Bush and Blair, if they did lie, did not necessarily do so, as you put it,

> >> to justify an invasion that they knew would show that no
> >> such WMDs existed

It's not impossible; they may have known that and calculated that it didn't
matter, that they'd still be able to live it down afterwards. But KQ
brainpower misses the more likely possibility, which is that they were so
sure that the fabricated (or, to be more precise, overstated) evidence would
prove what they strongly suspected that they got it wrong, misread Saddam,
and fell into the trap of thinking he actually possessed things he was only
bluffing about.

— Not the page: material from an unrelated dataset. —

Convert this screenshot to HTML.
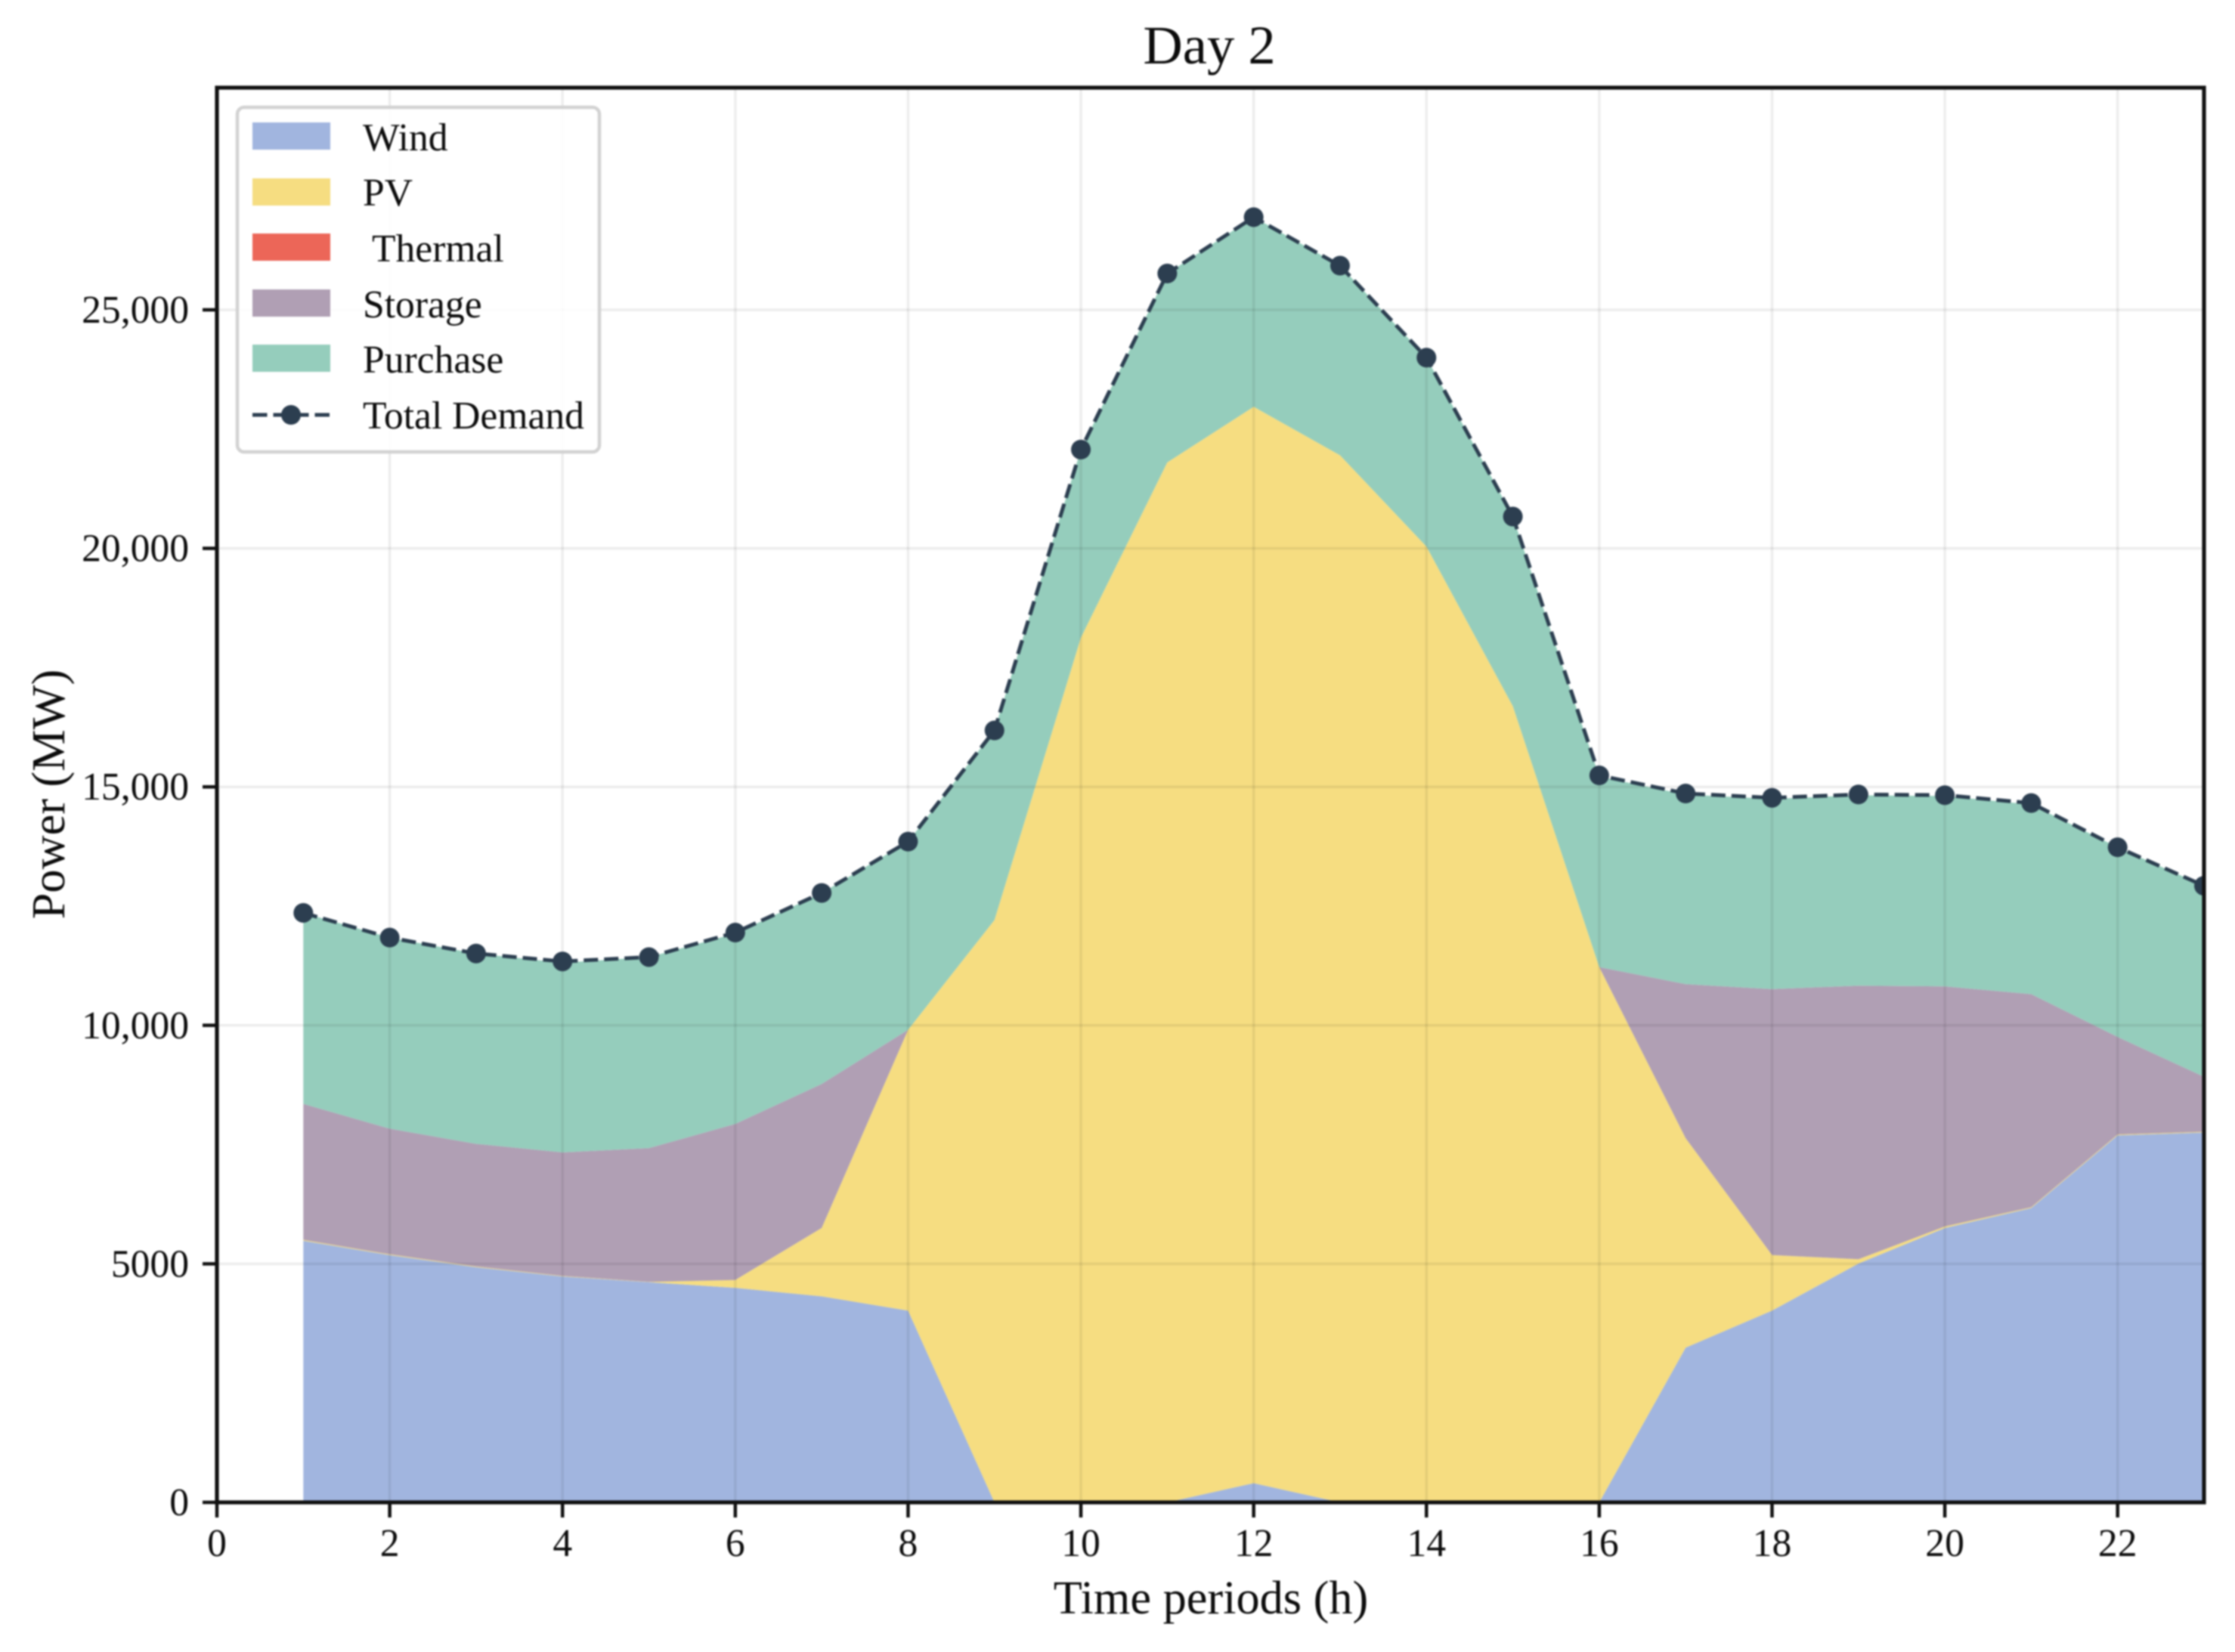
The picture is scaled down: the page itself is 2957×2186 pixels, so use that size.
<!DOCTYPE html>
<html lang="en">
<head>
<meta charset="utf-8">
<title>Day 2</title>
<style>
html,body{margin:0;padding:0;background:#fff;}
svg{display:block;filter:blur(1px);}
text{font-family:"Liberation Serif","Times New Roman",serif;fill:#0c0c0c;white-space:pre;}
</style>
</head>
<body>
<svg id="chart" xmlns="http://www.w3.org/2000/svg" width="2957" height="2186" viewBox="0 0 2957 2186">
<defs><clipPath id="plot-clip"><rect x="287" y="116" width="2629" height="1872"/></clipPath></defs>
<rect x="0" y="0" width="2957" height="2186" fill="#ffffff"/>
<g id="bands" clip-path="url(#plot-clip)"></g>
<g id="grid"></g>
<g id="demand" clip-path="url(#plot-clip)"></g>
<g id="ticks"></g>
<rect x="287" y="116" width="2629" height="1872" fill="none" stroke="#111111" stroke-width="5.2"/>
<text x="1600" y="84" font-size="72.5" text-anchor="middle">Day 2</text>
<text x="1602" y="2135" font-size="62.3" text-anchor="middle">Time periods (h)</text>
<text x="0" y="0" font-size="62.3" text-anchor="middle" transform="translate(85 1051) rotate(-90)">Power (MW)</text>
<g>
<rect x="314" y="142" width="479" height="456" rx="9" fill="#ffffff" fill-opacity="0.85" stroke="#d2d2d2" stroke-width="4.5"/>
<rect x="334" y="162" width="103" height="36" fill="#a1b5df"/>
<text x="480" y="199" font-size="51.6">Wind</text>
<rect x="334" y="236" width="103" height="36" fill="#f6dd81"/>
<text x="480" y="272" font-size="51.6">PV</text>
<rect x="334" y="309" width="103" height="36" fill="#ec6658"/>
<text x="480" y="346" font-size="51.6"> Thermal</text>
<rect x="334" y="383" width="103" height="36" fill="#b09fb4"/>
<text x="480" y="420" font-size="51.6">Storage</text>
<rect x="334" y="456" width="103" height="36" fill="#95cdbc"/>
<text x="480" y="493" font-size="51.6">Purchase</text>
<line x1="334" y1="549" x2="437" y2="549" stroke="#2c3e50" stroke-width="5" stroke-dasharray="19.5 8"/>
<circle cx="385" cy="549" r="13" fill="#2c3e50"/>
<text x="480" y="567" font-size="51.6">Total Demand</text>
</g>
</svg>
<script>
const hours = [1,2,3,4,5,6,7,8,9,10,11,12,13,14,15,16,17,18,19,20,21,22,23];
const wind = [5484,5185,4930,4737,4617,4498,4318,4020,0,0,0,403,0,0,0,0,3243,4020,5006,5753,6171,7695,7755];
const pv = [20,15,15,10,5,164,1435,5887,12208,18126,21802,22565,21951,20038,16691,11222,4392,1165,90,30,15,15,15];
const thermal = [0,0,0,0,0,0,0,0,0,0,0,0,0,0,0,0,0,0,0,0,0,0,0];
const storage = [2849,2635,2571,2590,2804,3272,3018,0,0,0,0,0,0,0,0,0,3228,5574,5737,5035,4468,2048,1151];
const purchase = [4005,4005,3990,3975,4005,3991,4005,3945,3975,3945,3960,3975,3975,3960,3975,3990,3975,3989,3990,3990,3975,3975,4005];
const demand = [12358,11840,11506,11340,11431,11945,12776,13852,16183,22071,25762,26943,25926,23998,20666,15240,14860,14770,14840,14825,14660,13733,12926];
const xTickValues = [0,2,4,6,8,10,12,14,16,18,20,22];
const xTickLabels = ["0","2","4","6","8","10","12","14","16","18","20","22"];
const yTickValues = [0,5000,10000,15000,20000,25000];
const yTickLabels = ["0","5000","10,000","15,000","20,000","25,000"];
const bandNames = ["wind","pv","thermal","storage","purchase"];
const bandColors = ["#a1b5df","#f6dd81","#ec6658","#b09fb4","#95cdbc"];

const NS = "http://www.w3.org/2000/svg";
function xPos(v){ return 287 + v * (2629 / 23); }
function yPos(v){ return 1988 - v * (315.6 / 5000); }
function make(tag, attrs, parent){
  const el = document.createElementNS(NS, tag);
  for (const k in attrs) el.setAttribute(k, attrs[k]);
  parent.appendChild(el);
  return el;
}

const bandSeries = [wind, pv, thermal, storage, purchase];
const bandsGroup = document.getElementById("bands");
let lower = hours.map(() => 0);
bandSeries.forEach((series, i) => {
  const upper = lower.map((v, j) => v + series[j]);
  const top = hours.map((h, j) => xPos(h).toFixed(1) + "," + yPos(upper[j]).toFixed(1));
  const bottom = hours.map((h, j) => xPos(h).toFixed(1) + "," + yPos(lower[j]).toFixed(1)).reverse();
  const band = make("polygon", { points: top.concat(bottom).join(" "), fill: bandColors[i] }, bandsGroup);
  
  
  lower = upper;
});

const gridGroup = document.getElementById("grid");
const tickGroup = document.getElementById("ticks");
xTickValues.forEach((v, i) => {
  const x = xPos(v);
  const g = make("line", { x1: x, y1: 116, x2: x, y2: 1988, stroke: "#000", "stroke-opacity": 0.07, "stroke-width": 3.5 }, gridGroup);
  
  
  const t = make("line", { x1: x, y1: 1988, x2: x, y2: 2008, stroke: "#111111", "stroke-width": 4.5 }, tickGroup);
  
  
  const label = make("text", { x: x, y: 2059, "font-size": 51.6, "text-anchor": "middle" }, tickGroup);
  label.textContent = xTickLabels[i];
  
  
});
yTickValues.forEach((v, i) => {
  const y = yPos(v);
  const g = make("line", { x1: 287, y1: y, x2: 2916, y2: y, stroke: "#000", "stroke-opacity": 0.07, "stroke-width": 3.5 }, gridGroup);
  
  
  const t = make("line", { x1: 268, y1: y, x2: 287, y2: y, stroke: "#111111", "stroke-width": 4.5 }, tickGroup);
  
  
  const label = make("text", { x: 250, y: y + 17, "font-size": 51.6, "text-anchor": "end" }, tickGroup);
  label.textContent = yTickLabels[i];
  
  
});

const demandGroup = document.getElementById("demand");
const demandPts = hours.map((h, j) => xPos(h).toFixed(1) + "," + yPos(demand[j]).toFixed(1)).join(" ");
const demandLine = make("polyline", { points: demandPts, fill: "none", stroke: "#2c3e50", "stroke-width": 5, "stroke-dasharray": "19 8" }, demandGroup);


hours.forEach((h, j) => {
  const c = make("circle", { cx: xPos(h), cy: yPos(demand[j]), r: 13, fill: "#2c3e50" }, demandGroup);
  
  
});
</script>
</body>
</html>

The bluff backfired on him, but it backfired on Bush and
Blair too.

As I say, just a possibility...

I think that just about wraps it up...Oh, the shrugging business:

Me:

> > Oh, OK. Well, *don't* expect what you like, then (shrug).

You:

> Why do people put (shrug) after statements? To give it a nice wishy-washy
> feeling? If you are not sure of your statement, you have little reason to
> think that I will find it convincing.

No, it isn't to give a nice wishy-washy feeling, nor is it because I'm not
sure of my statement. It's a
"suit-yourself-I-can't-see-why-you're-bothering-to-make-a-fuss-about-such-a-
little-detail" shrug. Don't they have those in Sepponia?